There’s something quietly magnetic about novels that orbit the making of art rather than the finished work. Tempest Tost, Robertson Davies’s first novel and the opening act of the Salterton Trilogy, understands that instinctively. Set around a community theatre production of Shakespeare’s The Tempest, the book isn’t really about the play at all — it’s about the people who gather around it, bringing with them ambition, insecurity, romance, ego, and the occasional disaster.

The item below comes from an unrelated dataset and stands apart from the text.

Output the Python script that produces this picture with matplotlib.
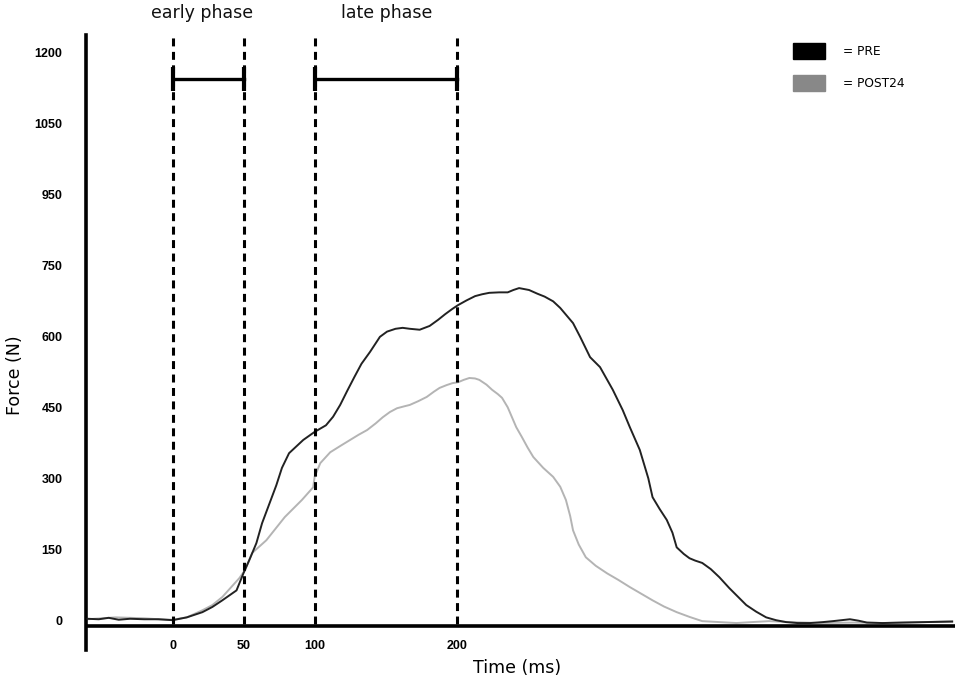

Salterton, the fictional Canadian town where the novel unfolds, feels immediately alive. It’s a place where cultural life matters deeply, even when it’s stitched together by volunteers, local pride, and fragile egos. As rehearsals begin, Davies introduces us to a cast of characters whose personal dramas soon rival anything happening on stage. The theatre becomes a pressure cooker, exposing desires that had previously stayed polite and contained.
What makes Tempest Tost so enjoyable is Davies’s tone. He writes with intelligence and humor, never mocking his characters, but never indulging them either. Artists, performers, and patrons alike are portrayed as deeply human — earnest, flawed, occasionally ridiculous, and often endearing. The novel understands how creative spaces amplify everything: admiration turns to obsession, collaboration slips into rivalry, and artistic vision becomes a form of quiet power.